También acuden las flores y el llanto, los discursos y las biografías. Es el escenario perfecto para alabanzas y lamentos que se quedan en la memoria de los difuntos.
Allí van a parar las elegías y los tributos. Es una ciudad de lamentos y silencio; de luces que se mueven temblorosas sobre las lápidas y presiden las oraciones que llevan al cielo plegarias y súplicas.
En este semillero de nombres y silencio, de fechas y vigilias, todos somos y todos seremos.
En ese lugar, algún día, escucharemos los elogios de una despedida que será para siempre.

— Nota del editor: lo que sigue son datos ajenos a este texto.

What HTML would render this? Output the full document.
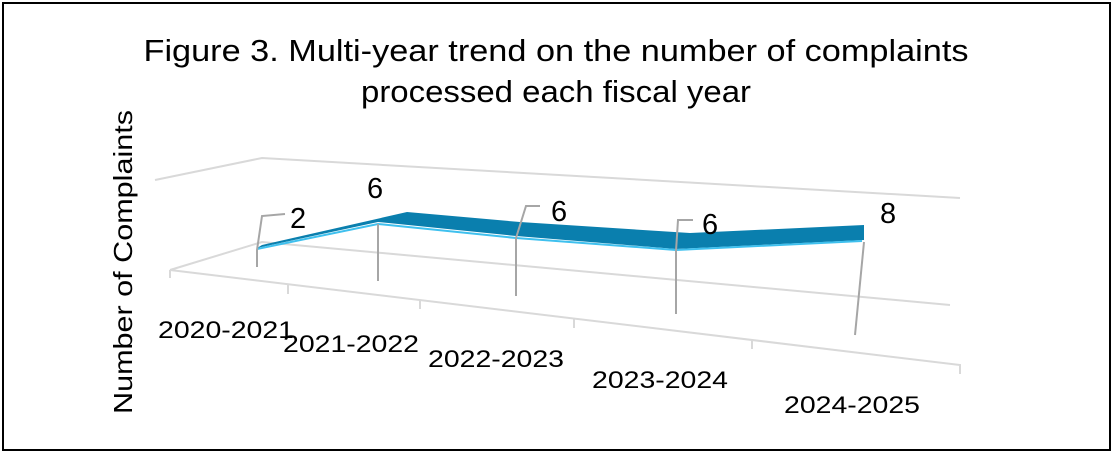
<!DOCTYPE html>
<html><head><style>body{margin:0;background:#fff}svg{display:block}</style></head><body>
<svg width="1114" height="455" viewBox="0 0 1114 455" xmlns="http://www.w3.org/2000/svg" font-family="Liberation Sans, sans-serif">
<rect x="0" y="0" width="1114" height="455" fill="#fff"/>
<rect x="3" y="3" width="1107" height="447" fill="none" stroke="#000" stroke-width="2"/>
<text x="556" y="61" font-size="31" text-anchor="middle" textLength="825" lengthAdjust="spacingAndGlyphs">Figure 3. Multi-year trend on the number of complaints</text>
<text x="556" y="102" font-size="31" text-anchor="middle" textLength="390" lengthAdjust="spacingAndGlyphs">processed each fiscal year</text>
<text transform="translate(132,262) rotate(-90)" font-size="26" text-anchor="middle" textLength="304" lengthAdjust="spacingAndGlyphs">Number of Complaints</text>
<g stroke="#d9d9d9" stroke-width="2" fill="none">
<polyline points="155,180 262,158 960,198"/>
<polyline points="170,270 262,242 950,305"/>
<polyline points="170,270 170,278"/>
<polyline points="170,270 960,365 960,374"/>
<line x1="288" y1="285" x2="288" y2="294"/>
<line x1="420" y1="300" x2="420" y2="309"/>
<line x1="574" y1="319" x2="574" y2="328"/>
<line x1="752" y1="340" x2="752" y2="349"/>
</g>
<polygon points="257,248 378,222 516,236 676,249 864,240 864,225 690,233 520,222 407,212 262,245" fill="#0a7fae"/>
<polyline points="257,249 378,224 516,238 676,250 862,241" fill="none" stroke="#3fc0ee" stroke-width="2"/>
<g stroke="#a6a6a6" stroke-width="2" fill="none">
<polyline points="257,267 257,250 262,216 285,214"/>
<line x1="378" y1="224" x2="378" y2="281"/>
<polyline points="516,296 516,238 526,206 540,206"/>
<polyline points="676,314 676,251 678,220 693,220"/>
<line x1="864" y1="242" x2="855" y2="335"/>
</g>
<g font-size="29">
<text x="290" y="228">2</text>
<text x="367" y="198">6</text>
<text x="551" y="221">6</text>
<text x="702" y="234">6</text>
<text x="880" y="223">8</text>
</g>
<g font-size="24">
<text x="158" y="338" textLength="136" lengthAdjust="spacingAndGlyphs">2020-2021</text>
<text x="283" y="352" textLength="136" lengthAdjust="spacingAndGlyphs">2021-2022</text>
<text x="428" y="367" textLength="136" lengthAdjust="spacingAndGlyphs">2022-2023</text>
<text x="592" y="388" textLength="136" lengthAdjust="spacingAndGlyphs">2023-2024</text>
<text x="784" y="413" textLength="136" lengthAdjust="spacingAndGlyphs">2024-2025</text>
</g>
</svg>
</body></html>
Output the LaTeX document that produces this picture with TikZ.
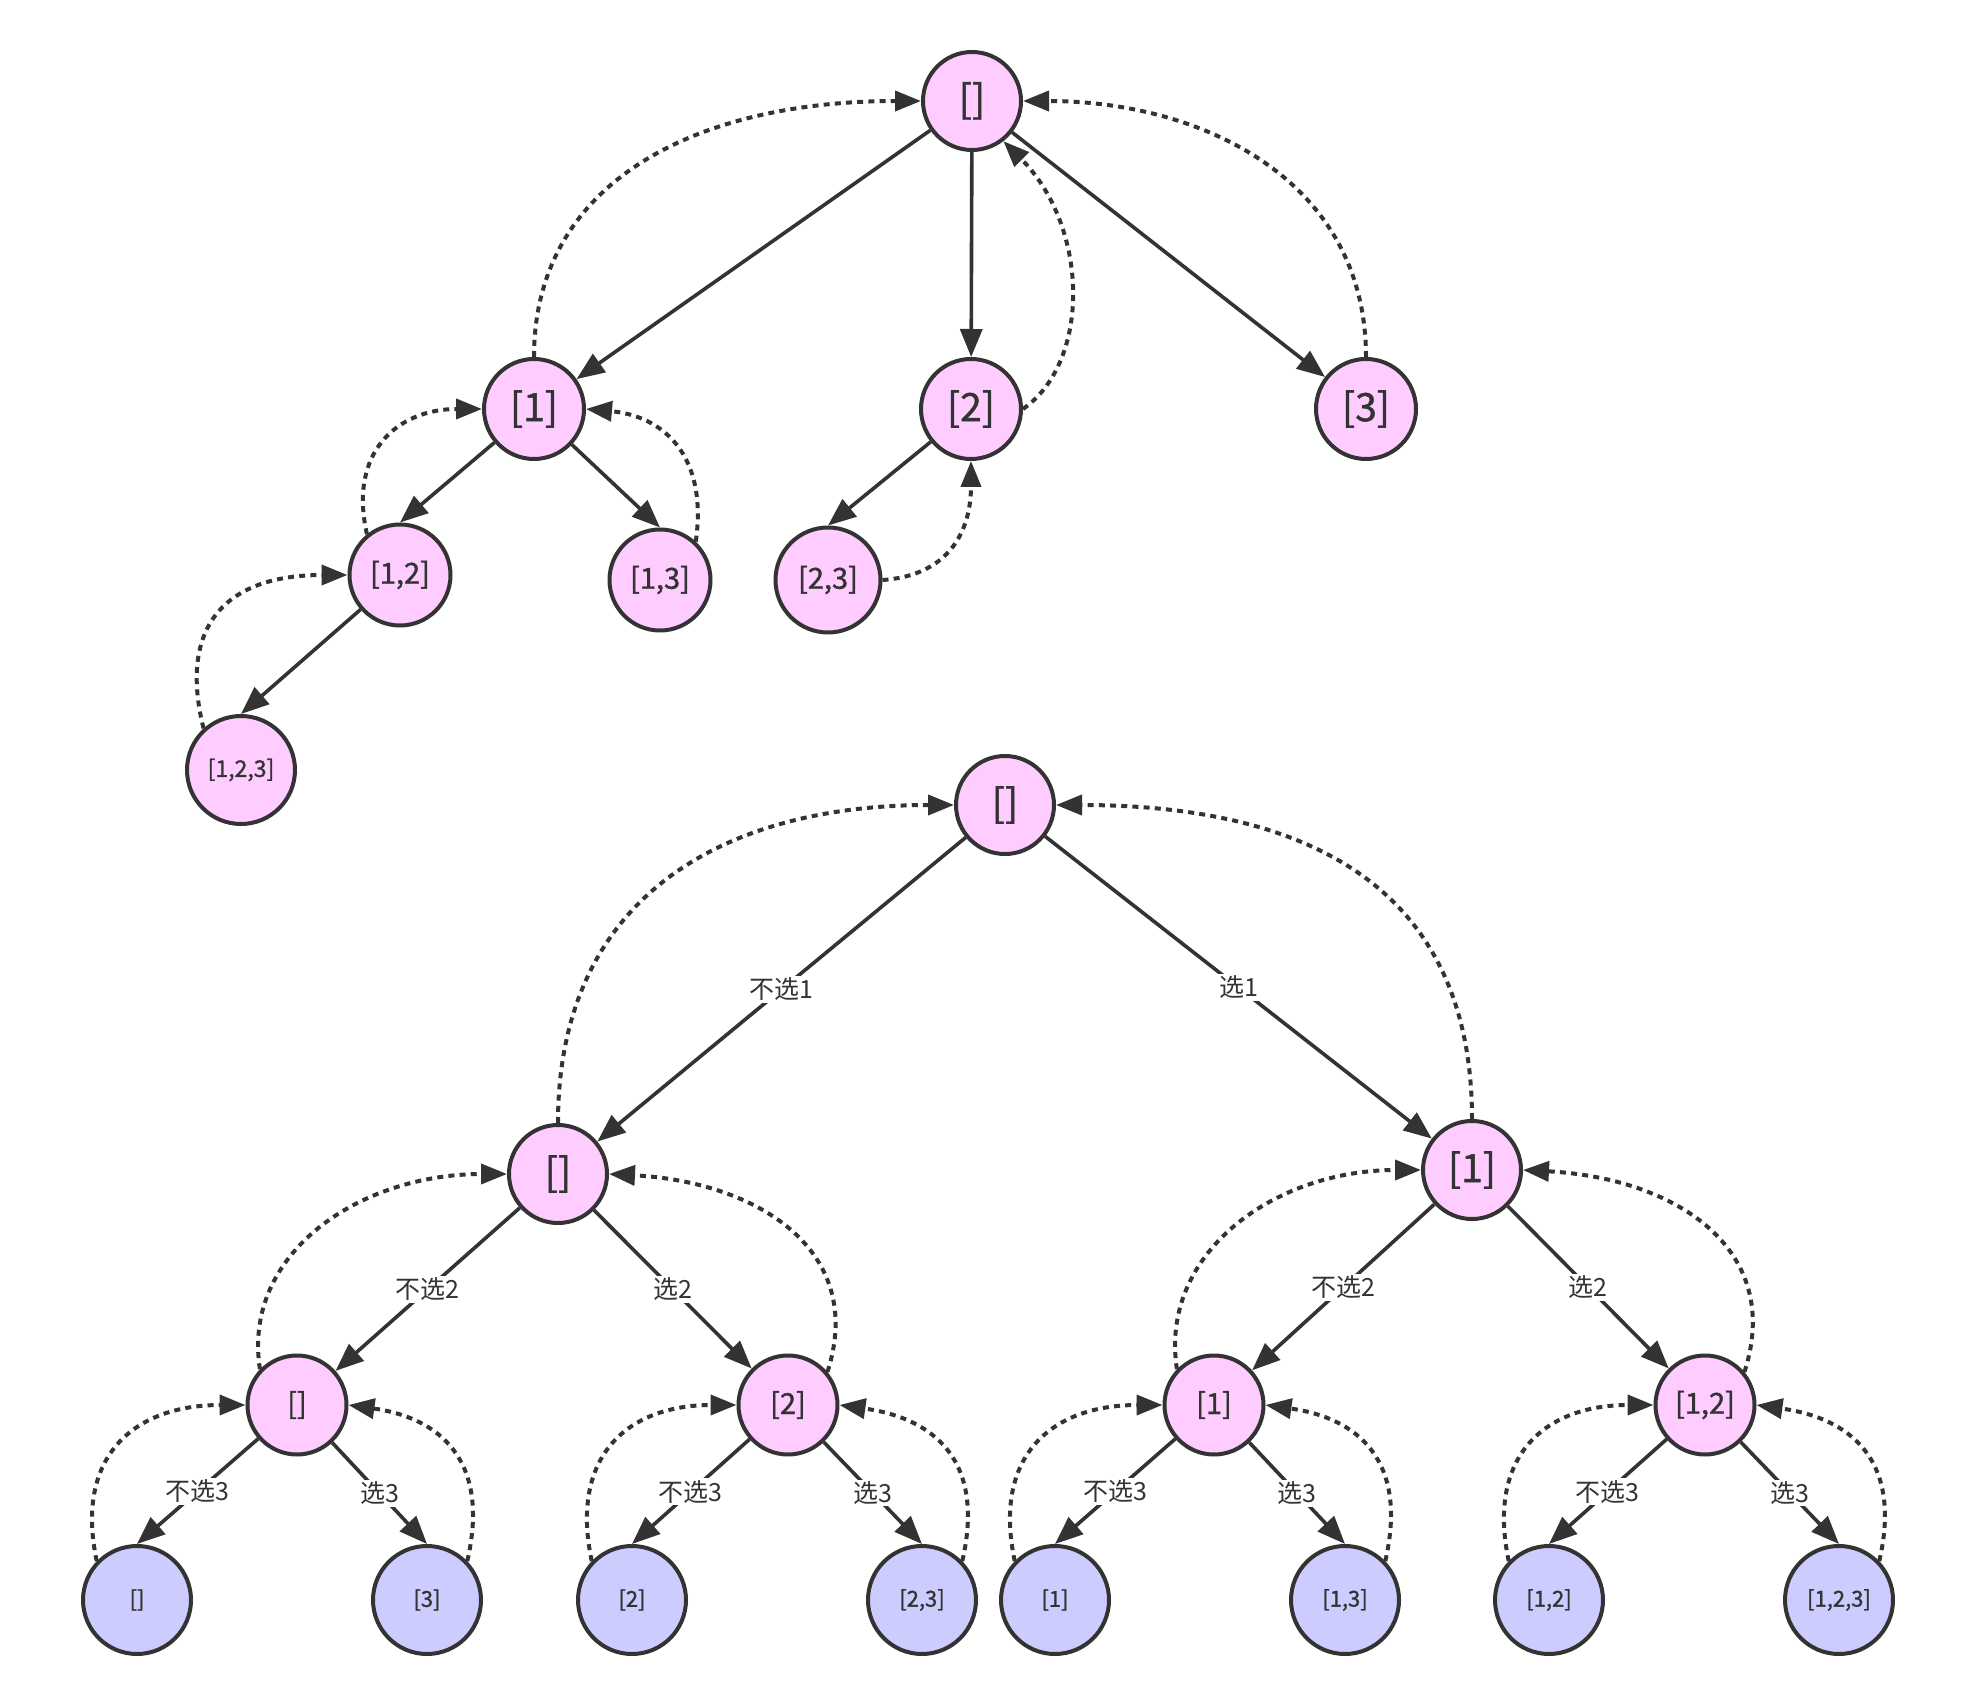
\documentclass[tikz,border=0pt]{standalone}
\usepackage{fontspec}
\setmainfont{Noto Sans CJK SC}
\newfontfamily\nodefont[FakeBold=1.2]{Noto Sans CJK SC}
\usetikzlibrary{arrows.meta}
\definecolor{ink}{HTML}{333333}
\definecolor{pinkfill}{HTML}{FFCCFF}
\definecolor{bluefill}{HTML}{CCCCFF}
\begin{document}
\begin{tikzpicture}[x=0.5pt,y=-0.5pt,
  st/.style={circle, draw=ink, line width=2pt, text=ink, inner sep=0pt},
  pk/.style={st, fill=pinkfill},
  bl/.style={st, fill=bluefill},
  big/.style={minimum size=49pt, font=\nodefont\fontsize{19.5}{19.5}\selectfont},
  mid/.style={minimum size=50.5pt, font=\nodefont\fontsize{14.5}{14.5}\selectfont},
  small/.style={minimum size=54pt, font=\nodefont\fontsize{11.5}{11.5}\selectfont},
  leaf/.style={minimum size=54pt, font=\nodefont\fontsize{11}{11}\selectfont},
  edge/.style={draw=ink, line width=1.8pt, -{Triangle[length=14pt,width=11pt]}},
  back/.style={draw=ink, line width=2pt, dash pattern=on 3pt off 2.6pt, -{Triangle[length=13pt,width=10pt]}},
  lbl/.style={fill=white, text=ink, inner sep=1pt, font=\fontsize{12.5}{12.5}\selectfont}]
\useasboundingbox (0,0) rectangle (1961,1706);
% ---------- top tree ----------
\node[pk,big] (T0) at (972,101) {[]};
\node[pk,big,minimum size=50pt] (T1) at (534,409) {[1]};
\node[pk,big,minimum size=50pt] (T2) at (971,409) {[2]};
\node[pk,big,minimum size=50pt] (T3) at (1366,409) {[3]};
\node[pk,mid] (T12) at (400,575) {[1,2]};
\node[pk,mid] (T13) at (660,580) {[1,3]};
\node[pk,mid,minimum size=52.5pt] (T23) at (828,580) {[2,3]};
\node[pk,small] (T123) at (241,770) {[1,2,3]};
\draw[edge] (T0) -- (T1);
\draw[edge] (T0) -- (T2);
\draw[edge] (T0) -- (T3);
\draw[edge] (T1) -- (T12.north);
\draw[edge] (T1) -- (T13.north);
\draw[edge] (T2) -- (T23.north);
\draw[edge] (T12) -- (T123.north);
\draw[back] (T1.north) to[out=90,in=180,out looseness=0.98,in looseness=1.22] (T0.west);
\draw[back] (T2.east) to[out=35,in=-45,out looseness=0.8,in looseness=1.15] (T0.-52);
\draw[back] (T3.north) to[out=90,in=0,looseness=1.06] (T0.east);
\draw[back] (T12.129) to[out=103,in=180,looseness=1.27] (T1.west);
\draw[back] (T13.47) to[out=82,in=-5,out looseness=1.34,in looseness=1.1] (T1.east);
\draw[back] (T123.132) to[out=104,in=180,out looseness=1.27,in looseness=1.5] (T12.west);
\draw[back] (T23.east) to[out=4,in=-90,looseness=1.18] (T2.south);
% ---------- bottom tree ----------
\node[pk,big] (B0) at (1005,805) {[]};
\node[pk,big] (BL) at (558,1174) {[]};
\node[pk,big] (BR) at (1472,1170) {[1]};
\node[pk,mid,minimum size=49.5pt] (BLL) at (297,1405) {[]};
\node[pk,mid,minimum size=49.5pt] (BLR) at (788,1405) {[2]};
\node[pk,mid,minimum size=49.5pt] (BRL) at (1214,1405) {[1]};
\node[pk,mid,minimum size=49.5pt] (BRR) at (1705,1405) {[1,2]};
\node[bl,leaf] (L1) at (137,1600) {[]};
\node[bl,leaf] (L2) at (427,1600) {[3]};
\node[bl,leaf] (L3) at (632,1600) {[2]};
\node[bl,leaf] (L4) at (922,1600) {[2,3]};
\node[bl,leaf] (L5) at (1055,1600) {[1]};
\node[bl,leaf] (L6) at (1345,1600) {[1,3]};
\node[bl,leaf] (L7) at (1549,1600) {[1,2]};
\node[bl,leaf] (L8) at (1839,1600) {[1,2,3]};
\draw[edge] (B0) -- node[lbl]{不选1} (BL);
\draw[edge] (B0) -- node[lbl]{选1} (BR);
\draw[edge] (BL) -- node[lbl]{不选2} (BLL);
\draw[edge] (BL) -- node[lbl]{选2} (BLR);
\draw[edge] (BR) -- node[lbl]{不选2} (BRL);
\draw[edge] (BR) -- node[lbl]{选2} (BRR);
\draw[edge] (BLL) -- node[lbl]{不选3} (L1.north);
\draw[edge] (BLL) -- node[lbl]{选3} (L2.north);
\draw[edge] (BLR) -- node[lbl]{不选3} (L3.north);
\draw[edge] (BLR) -- node[lbl]{选3} (L4.north);
\draw[edge] (BRL) -- node[lbl]{不选3} (L5.north);
\draw[edge] (BRL) -- node[lbl]{选3} (L6.north);
\draw[edge] (BRR) -- node[lbl]{不选3} (L7.north);
\draw[edge] (BRR) -- node[lbl]{选3} (L8.north);
\draw[back] (BL.north) to[out=90,in=180,looseness=1.15] (B0.west);
\draw[back] (BR.north) to[out=90,in=0,looseness=1.18] (B0.east);
\draw[back] (BLL.136) to[out=99,in=180,out looseness=0.95,in looseness=1.2] (BL.west);
\draw[back] (BLR.40) to[out=72,in=-3,out looseness=1.1,in looseness=1.3] (BL.east);
\draw[back] (BRL.136) to[out=99,in=180,out looseness=0.95,in looseness=1.2] (BR.west);
\draw[back] (BRR.40) to[out=72,in=-3,out looseness=1.1,in looseness=1.3] (BR.east);
\draw[back] (L1.136) to[out=102,in=180,looseness=1.3] (BLL.west);
\draw[back] (L2.44) to[out=77,in=-8,out looseness=1.35,in looseness=1.2] (BLL.east);
\draw[back] (L3.136) to[out=102,in=180,looseness=1.3] (BLR.west);
\draw[back] (L4.44) to[out=77,in=-8,out looseness=1.35,in looseness=1.2] (BLR.east);
\draw[back] (L5.136) to[out=102,in=180,looseness=1.3] (BRL.west);
\draw[back] (L6.44) to[out=77,in=-8,out looseness=1.35,in looseness=1.2] (BRL.east);
\draw[back] (L7.136) to[out=102,in=180,looseness=1.3] (BRR.west);
\draw[back] (L8.44) to[out=77,in=-8,out looseness=1.35,in looseness=1.2] (BRR.east);
\end{tikzpicture}
\end{document}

Esta ciudad tiene calles y avenidas verdes, trillos y mansiones. Es una ciudad llena de flores y de monumentos.
Es una ciudad hecha de edades, quebrantos y tragedias. De hospitales blancos y trajes negros. Una ciudad a la cual llegan visitantes que se quedan allí para siempre.
Una ciudad llena de epitafios y sublimidades. Allí, la reputación queda inscrita con palabras que salen del corazón y que suelen ser curriculum vitae de los ayeres y de la fama: nombradía única de lo que fuimos. Es el único lugar de la tierra donde todos caemos de rodillas, vencidos por el cansancio de los años.